What is expected >> Scan the listing below and copy every line holding "code".

Record list >>
-=-=-

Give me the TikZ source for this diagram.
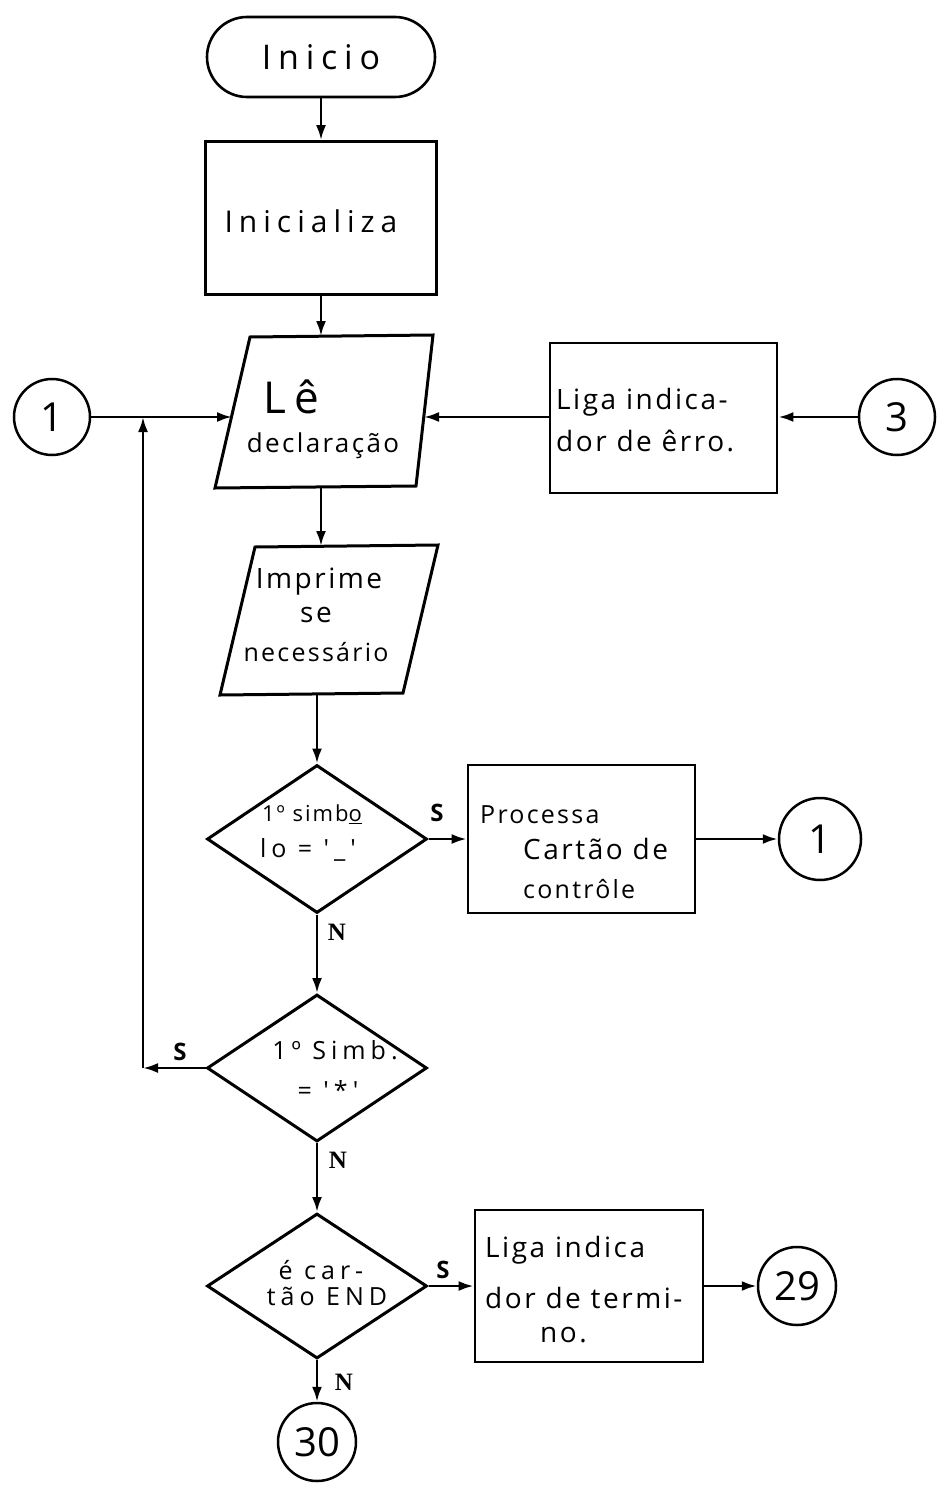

-=-=-

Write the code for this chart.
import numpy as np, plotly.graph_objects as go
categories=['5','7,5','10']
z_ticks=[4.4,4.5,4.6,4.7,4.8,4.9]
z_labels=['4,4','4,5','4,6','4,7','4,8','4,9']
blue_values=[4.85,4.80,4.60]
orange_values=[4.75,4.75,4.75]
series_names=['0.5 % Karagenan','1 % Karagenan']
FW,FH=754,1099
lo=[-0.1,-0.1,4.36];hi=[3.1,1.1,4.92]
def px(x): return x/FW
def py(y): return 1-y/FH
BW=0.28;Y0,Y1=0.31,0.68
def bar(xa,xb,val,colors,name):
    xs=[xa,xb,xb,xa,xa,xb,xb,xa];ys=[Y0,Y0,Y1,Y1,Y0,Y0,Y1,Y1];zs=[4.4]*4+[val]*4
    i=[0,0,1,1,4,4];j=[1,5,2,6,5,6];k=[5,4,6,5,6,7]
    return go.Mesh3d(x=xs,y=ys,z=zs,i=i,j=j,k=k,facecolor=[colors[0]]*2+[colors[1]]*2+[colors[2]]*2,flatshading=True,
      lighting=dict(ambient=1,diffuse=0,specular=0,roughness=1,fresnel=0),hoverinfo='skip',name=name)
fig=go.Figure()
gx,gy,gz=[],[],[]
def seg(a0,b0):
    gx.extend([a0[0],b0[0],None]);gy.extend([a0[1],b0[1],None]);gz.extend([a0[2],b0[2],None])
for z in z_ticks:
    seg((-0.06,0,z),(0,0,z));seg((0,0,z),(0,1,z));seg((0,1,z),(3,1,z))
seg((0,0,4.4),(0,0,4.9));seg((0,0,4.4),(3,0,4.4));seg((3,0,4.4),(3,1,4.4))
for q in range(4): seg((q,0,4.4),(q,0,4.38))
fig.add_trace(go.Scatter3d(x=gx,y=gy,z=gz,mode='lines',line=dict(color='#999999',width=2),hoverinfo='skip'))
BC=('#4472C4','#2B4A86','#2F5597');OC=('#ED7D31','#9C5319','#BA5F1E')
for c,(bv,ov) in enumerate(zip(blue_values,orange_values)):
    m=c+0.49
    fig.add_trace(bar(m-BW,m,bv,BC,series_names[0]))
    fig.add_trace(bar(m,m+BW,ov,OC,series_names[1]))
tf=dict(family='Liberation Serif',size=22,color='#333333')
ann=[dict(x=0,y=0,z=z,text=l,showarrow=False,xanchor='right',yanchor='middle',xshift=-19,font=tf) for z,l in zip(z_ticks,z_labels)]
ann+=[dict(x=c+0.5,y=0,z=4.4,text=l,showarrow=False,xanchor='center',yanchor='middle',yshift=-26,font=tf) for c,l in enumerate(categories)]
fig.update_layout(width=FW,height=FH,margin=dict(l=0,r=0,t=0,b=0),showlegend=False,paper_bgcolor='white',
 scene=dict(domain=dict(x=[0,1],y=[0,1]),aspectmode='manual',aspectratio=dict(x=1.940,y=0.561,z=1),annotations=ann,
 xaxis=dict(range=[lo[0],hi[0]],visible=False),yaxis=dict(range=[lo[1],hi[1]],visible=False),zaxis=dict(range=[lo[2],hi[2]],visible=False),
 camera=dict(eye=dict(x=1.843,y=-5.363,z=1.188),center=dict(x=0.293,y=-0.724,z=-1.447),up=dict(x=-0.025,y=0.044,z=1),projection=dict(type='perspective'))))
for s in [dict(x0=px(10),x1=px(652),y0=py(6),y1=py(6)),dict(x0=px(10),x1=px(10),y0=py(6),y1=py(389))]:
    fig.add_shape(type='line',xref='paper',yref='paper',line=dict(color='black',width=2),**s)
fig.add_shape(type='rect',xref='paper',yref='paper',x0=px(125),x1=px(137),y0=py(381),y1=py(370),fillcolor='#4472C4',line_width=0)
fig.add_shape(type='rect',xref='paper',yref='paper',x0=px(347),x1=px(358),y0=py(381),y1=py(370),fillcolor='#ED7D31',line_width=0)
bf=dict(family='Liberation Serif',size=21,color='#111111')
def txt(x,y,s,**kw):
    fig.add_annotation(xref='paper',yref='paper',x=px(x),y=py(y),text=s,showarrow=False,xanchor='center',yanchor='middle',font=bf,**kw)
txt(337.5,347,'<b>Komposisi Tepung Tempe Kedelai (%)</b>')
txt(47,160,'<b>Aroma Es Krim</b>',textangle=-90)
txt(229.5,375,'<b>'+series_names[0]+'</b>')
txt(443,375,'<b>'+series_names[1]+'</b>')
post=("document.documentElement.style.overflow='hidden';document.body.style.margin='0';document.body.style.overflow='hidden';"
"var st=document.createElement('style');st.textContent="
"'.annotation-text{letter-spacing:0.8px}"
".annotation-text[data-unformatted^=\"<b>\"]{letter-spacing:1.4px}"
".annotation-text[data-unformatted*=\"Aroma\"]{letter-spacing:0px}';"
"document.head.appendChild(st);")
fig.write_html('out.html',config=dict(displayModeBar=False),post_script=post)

-=-=-

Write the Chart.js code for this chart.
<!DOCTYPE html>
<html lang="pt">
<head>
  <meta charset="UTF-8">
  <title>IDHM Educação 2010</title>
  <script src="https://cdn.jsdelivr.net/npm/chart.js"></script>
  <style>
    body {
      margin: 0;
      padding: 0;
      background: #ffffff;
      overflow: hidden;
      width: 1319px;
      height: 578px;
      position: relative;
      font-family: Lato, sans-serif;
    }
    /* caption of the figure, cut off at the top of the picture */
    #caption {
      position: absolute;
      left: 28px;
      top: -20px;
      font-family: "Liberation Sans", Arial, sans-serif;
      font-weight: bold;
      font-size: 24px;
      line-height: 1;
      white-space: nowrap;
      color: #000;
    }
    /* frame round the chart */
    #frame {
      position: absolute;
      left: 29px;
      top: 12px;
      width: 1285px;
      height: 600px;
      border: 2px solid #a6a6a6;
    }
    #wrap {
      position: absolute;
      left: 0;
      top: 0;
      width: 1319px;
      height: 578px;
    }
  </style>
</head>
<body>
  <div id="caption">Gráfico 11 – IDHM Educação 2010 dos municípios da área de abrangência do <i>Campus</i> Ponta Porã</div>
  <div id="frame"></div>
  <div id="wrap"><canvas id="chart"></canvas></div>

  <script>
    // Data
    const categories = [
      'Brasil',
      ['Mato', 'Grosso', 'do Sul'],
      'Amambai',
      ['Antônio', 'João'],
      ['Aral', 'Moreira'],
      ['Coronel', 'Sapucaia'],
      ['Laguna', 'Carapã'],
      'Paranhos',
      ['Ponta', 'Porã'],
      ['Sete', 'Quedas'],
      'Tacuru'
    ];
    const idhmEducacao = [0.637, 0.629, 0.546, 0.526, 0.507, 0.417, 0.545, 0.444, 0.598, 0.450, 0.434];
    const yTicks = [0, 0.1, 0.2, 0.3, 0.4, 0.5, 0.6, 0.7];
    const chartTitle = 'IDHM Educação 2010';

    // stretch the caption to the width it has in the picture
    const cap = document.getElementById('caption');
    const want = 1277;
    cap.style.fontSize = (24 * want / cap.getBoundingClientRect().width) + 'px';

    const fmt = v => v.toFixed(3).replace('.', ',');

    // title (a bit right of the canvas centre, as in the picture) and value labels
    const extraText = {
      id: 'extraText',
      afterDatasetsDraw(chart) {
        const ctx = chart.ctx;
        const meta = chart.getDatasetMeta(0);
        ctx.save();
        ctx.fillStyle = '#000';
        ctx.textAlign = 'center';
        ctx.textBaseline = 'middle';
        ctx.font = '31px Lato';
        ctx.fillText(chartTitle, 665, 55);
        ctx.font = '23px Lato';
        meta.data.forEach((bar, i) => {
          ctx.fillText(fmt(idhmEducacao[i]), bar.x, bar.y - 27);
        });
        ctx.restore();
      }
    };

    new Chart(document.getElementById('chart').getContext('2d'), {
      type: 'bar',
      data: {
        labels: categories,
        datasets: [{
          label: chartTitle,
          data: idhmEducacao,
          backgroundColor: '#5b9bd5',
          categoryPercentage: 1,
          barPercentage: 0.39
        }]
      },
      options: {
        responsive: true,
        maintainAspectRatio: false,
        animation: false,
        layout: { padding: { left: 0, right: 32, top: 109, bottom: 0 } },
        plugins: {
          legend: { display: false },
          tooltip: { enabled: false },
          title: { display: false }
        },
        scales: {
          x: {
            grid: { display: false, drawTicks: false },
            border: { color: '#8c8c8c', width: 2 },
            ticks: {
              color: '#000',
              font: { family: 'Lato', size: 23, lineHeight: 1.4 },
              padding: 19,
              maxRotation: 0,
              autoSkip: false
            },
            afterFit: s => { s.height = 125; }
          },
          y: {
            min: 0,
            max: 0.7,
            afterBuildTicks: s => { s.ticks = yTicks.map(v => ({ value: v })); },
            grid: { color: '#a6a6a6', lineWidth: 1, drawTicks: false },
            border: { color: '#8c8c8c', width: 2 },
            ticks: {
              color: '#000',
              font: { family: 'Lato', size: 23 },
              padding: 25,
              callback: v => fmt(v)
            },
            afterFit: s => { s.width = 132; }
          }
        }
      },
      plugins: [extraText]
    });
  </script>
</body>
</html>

-=-=-

Task result >>
Write the code for this chart.
Write the Chart.js code for this chart.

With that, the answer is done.